### Instructions for the task
Copy all of the material exactly. Pictures are not to appear in the copy.

### Data excerpt
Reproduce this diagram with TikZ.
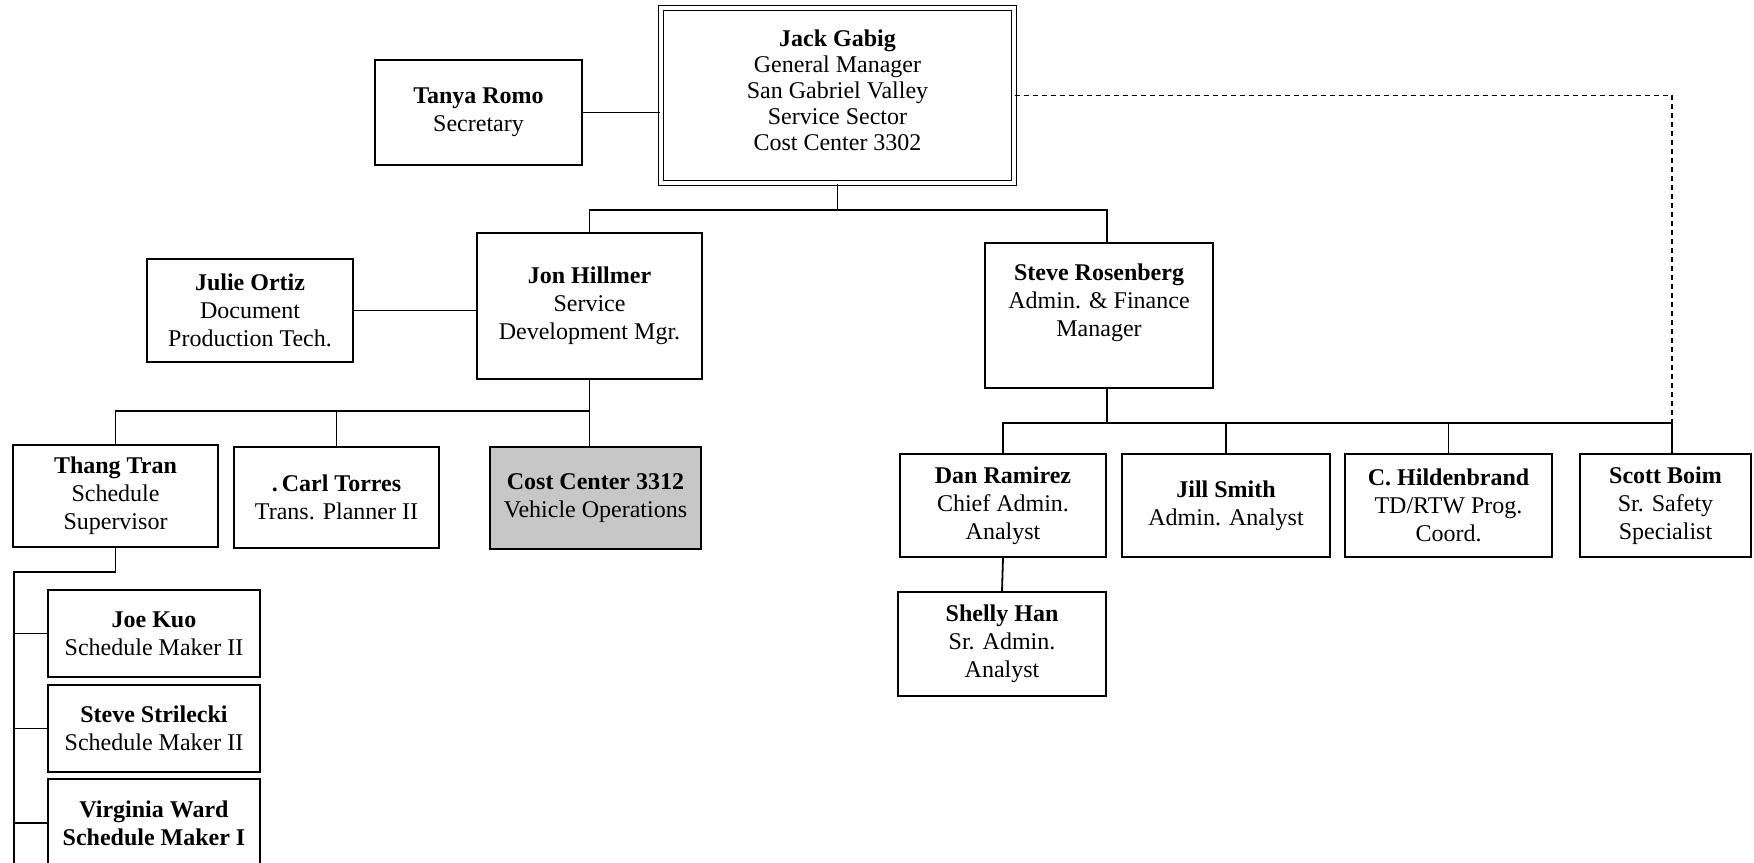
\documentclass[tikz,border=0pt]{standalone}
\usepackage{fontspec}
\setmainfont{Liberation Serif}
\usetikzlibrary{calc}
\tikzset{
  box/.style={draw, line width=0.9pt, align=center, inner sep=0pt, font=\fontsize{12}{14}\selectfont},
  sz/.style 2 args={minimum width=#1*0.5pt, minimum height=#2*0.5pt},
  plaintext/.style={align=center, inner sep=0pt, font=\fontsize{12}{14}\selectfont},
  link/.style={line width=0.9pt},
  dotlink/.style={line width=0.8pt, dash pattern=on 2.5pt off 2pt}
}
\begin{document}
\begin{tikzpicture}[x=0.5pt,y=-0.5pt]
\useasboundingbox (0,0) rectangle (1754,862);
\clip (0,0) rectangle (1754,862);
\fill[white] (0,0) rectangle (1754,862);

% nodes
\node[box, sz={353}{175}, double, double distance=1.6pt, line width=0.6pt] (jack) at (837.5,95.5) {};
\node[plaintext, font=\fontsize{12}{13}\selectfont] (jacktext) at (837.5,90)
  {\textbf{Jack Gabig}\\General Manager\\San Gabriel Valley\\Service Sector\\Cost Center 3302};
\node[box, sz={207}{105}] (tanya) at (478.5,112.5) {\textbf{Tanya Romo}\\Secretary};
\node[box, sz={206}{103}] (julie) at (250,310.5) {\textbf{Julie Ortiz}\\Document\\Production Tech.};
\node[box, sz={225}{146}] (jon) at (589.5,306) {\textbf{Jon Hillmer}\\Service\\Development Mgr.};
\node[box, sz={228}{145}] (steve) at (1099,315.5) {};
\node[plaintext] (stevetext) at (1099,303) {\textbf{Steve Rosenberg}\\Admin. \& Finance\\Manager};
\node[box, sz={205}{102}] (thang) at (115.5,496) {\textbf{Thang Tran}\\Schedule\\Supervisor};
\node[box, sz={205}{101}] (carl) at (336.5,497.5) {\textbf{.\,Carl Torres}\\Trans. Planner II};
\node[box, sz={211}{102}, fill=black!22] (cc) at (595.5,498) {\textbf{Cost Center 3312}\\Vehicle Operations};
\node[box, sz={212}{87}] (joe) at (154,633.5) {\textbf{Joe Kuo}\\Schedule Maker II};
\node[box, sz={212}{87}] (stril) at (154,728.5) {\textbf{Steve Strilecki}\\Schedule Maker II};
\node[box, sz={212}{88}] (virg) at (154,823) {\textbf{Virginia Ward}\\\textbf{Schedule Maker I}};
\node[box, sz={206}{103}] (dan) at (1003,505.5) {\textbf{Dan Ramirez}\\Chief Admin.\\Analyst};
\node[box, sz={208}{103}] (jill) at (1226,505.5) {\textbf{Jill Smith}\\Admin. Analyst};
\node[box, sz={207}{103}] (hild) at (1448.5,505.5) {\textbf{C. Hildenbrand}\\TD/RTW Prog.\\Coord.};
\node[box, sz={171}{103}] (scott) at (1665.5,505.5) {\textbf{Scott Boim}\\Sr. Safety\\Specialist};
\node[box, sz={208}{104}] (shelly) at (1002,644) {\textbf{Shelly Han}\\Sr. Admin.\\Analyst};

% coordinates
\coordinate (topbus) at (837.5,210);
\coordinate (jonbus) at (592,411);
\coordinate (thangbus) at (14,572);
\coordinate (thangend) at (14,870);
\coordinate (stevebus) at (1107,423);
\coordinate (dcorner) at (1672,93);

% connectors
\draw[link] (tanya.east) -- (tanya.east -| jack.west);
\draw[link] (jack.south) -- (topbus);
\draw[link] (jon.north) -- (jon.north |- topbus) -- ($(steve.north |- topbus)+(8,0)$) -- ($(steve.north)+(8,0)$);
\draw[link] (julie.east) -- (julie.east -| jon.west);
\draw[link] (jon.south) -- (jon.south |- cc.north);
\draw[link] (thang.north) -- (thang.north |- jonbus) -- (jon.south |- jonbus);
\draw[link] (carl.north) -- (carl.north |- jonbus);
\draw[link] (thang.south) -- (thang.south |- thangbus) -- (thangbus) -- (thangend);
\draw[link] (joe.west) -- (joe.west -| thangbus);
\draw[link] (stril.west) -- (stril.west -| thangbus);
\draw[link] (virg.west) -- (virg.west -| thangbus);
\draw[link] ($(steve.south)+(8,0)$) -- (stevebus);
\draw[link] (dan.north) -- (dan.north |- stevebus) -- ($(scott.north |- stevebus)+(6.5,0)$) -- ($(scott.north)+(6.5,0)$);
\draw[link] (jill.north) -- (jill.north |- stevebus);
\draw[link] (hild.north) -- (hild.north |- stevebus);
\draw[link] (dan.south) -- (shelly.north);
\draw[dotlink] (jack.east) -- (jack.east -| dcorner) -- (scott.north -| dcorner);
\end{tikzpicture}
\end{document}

### Correct response
Reproduce this diagram with TikZ.
\documentclass[tikz,border=0pt]{standalone}
\usepackage{fontspec}
\setmainfont{Liberation Serif}
\usetikzlibrary{calc}
\tikzset{
  box/.style={draw, line width=0.9pt, align=center, inner sep=0pt, font=\fontsize{12}{14}\selectfont},
  sz/.style 2 args={minimum width=#1*0.5pt, minimum height=#2*0.5pt},
  plaintext/.style={align=center, inner sep=0pt, font=\fontsize{12}{14}\selectfont},
  link/.style={line width=0.9pt},
  dotlink/.style={line width=0.8pt, dash pattern=on 2.5pt off 2pt}
}
\begin{document}
\begin{tikzpicture}[x=0.5pt,y=-0.5pt]
\useasboundingbox (0,0) rectangle (1754,862);
\clip (0,0) rectangle (1754,862);
\fill[white] (0,0) rectangle (1754,862);

% nodes
\node[box, sz={353}{175}, double, double distance=1.6pt, line width=0.6pt] (jack) at (837.5,95.5) {};
\node[plaintext, font=\fontsize{12}{13}\selectfont] (jacktext) at (837.5,90)
  {\textbf{Jack Gabig}\\General Manager\\San Gabriel Valley\\Service Sector\\Cost Center 3302};
\node[box, sz={207}{105}] (tanya) at (478.5,112.5) {\textbf{Tanya Romo}\\Secretary};
\node[box, sz={206}{103}] (julie) at (250,310.5) {\textbf{Julie Ortiz}\\Document\\Production Tech.};
\node[box, sz={225}{146}] (jon) at (589.5,306) {\textbf{Jon Hillmer}\\Service\\Development Mgr.};
\node[box, sz={228}{145}] (steve) at (1099,315.5) {};
\node[plaintext] (stevetext) at (1099,303) {\textbf{Steve Rosenberg}\\Admin. \& Finance\\Manager};
\node[box, sz={205}{102}] (thang) at (115.5,496) {\textbf{Thang Tran}\\Schedule\\Supervisor};
\node[box, sz={205}{101}] (carl) at (336.5,497.5) {\textbf{.\,Carl Torres}\\Trans. Planner II};
\node[box, sz={211}{102}, fill=black!22] (cc) at (595.5,498) {\textbf{Cost Center 3312}\\Vehicle Operations};
\node[box, sz={212}{87}] (joe) at (154,633.5) {\textbf{Joe Kuo}\\Schedule Maker II};
\node[box, sz={212}{87}] (stril) at (154,728.5) {\textbf{Steve Strilecki}\\Schedule Maker II};
\node[box, sz={212}{88}] (virg) at (154,823) {\textbf{Virginia Ward}\\\textbf{Schedule Maker I}};
\node[box, sz={206}{103}] (dan) at (1003,505.5) {\textbf{Dan Ramirez}\\Chief Admin.\\Analyst};
\node[box, sz={208}{103}] (jill) at (1226,505.5) {\textbf{Jill Smith}\\Admin. Analyst};
\node[box, sz={207}{103}] (hild) at (1448.5,505.5) {\textbf{C. Hildenbrand}\\TD/RTW Prog.\\Coord.};
\node[box, sz={171}{103}] (scott) at (1665.5,505.5) {\textbf{Scott Boim}\\Sr. Safety\\Specialist};
\node[box, sz={208}{104}] (shelly) at (1002,644) {\textbf{Shelly Han}\\Sr. Admin.\\Analyst};

% coordinates
\coordinate (topbus) at (837.5,210);
\coordinate (jonbus) at (592,411);
\coordinate (thangbus) at (14,572);
\coordinate (thangend) at (14,870);
\coordinate (stevebus) at (1107,423);
\coordinate (dcorner) at (1672,93);

% connectors
\draw[link] (tanya.east) -- (tanya.east -| jack.west);
\draw[link] (jack.south) -- (topbus);
\draw[link] (jon.north) -- (jon.north |- topbus) -- ($(steve.north |- topbus)+(8,0)$) -- ($(steve.north)+(8,0)$);
\draw[link] (julie.east) -- (julie.east -| jon.west);
\draw[link] (jon.south) -- (jon.south |- cc.north);
\draw[link] (thang.north) -- (thang.north |- jonbus) -- (jon.south |- jonbus);
\draw[link] (carl.north) -- (carl.north |- jonbus);
\draw[link] (thang.south) -- (thang.south |- thangbus) -- (thangbus) -- (thangend);
\draw[link] (joe.west) -- (joe.west -| thangbus);
\draw[link] (stril.west) -- (stril.west -| thangbus);
\draw[link] (virg.west) -- (virg.west -| thangbus);
\draw[link] ($(steve.south)+(8,0)$) -- (stevebus);
\draw[link] (dan.north) -- (dan.north |- stevebus) -- ($(scott.north |- stevebus)+(6.5,0)$) -- ($(scott.north)+(6.5,0)$);
\draw[link] (jill.north) -- (jill.north |- stevebus);
\draw[link] (hild.north) -- (hild.north |- stevebus);
\draw[link] (dan.south) -- (shelly.north);
\draw[dotlink] (jack.east) -- (jack.east -| dcorner) -- (scott.north -| dcorner);
\end{tikzpicture}
\end{document}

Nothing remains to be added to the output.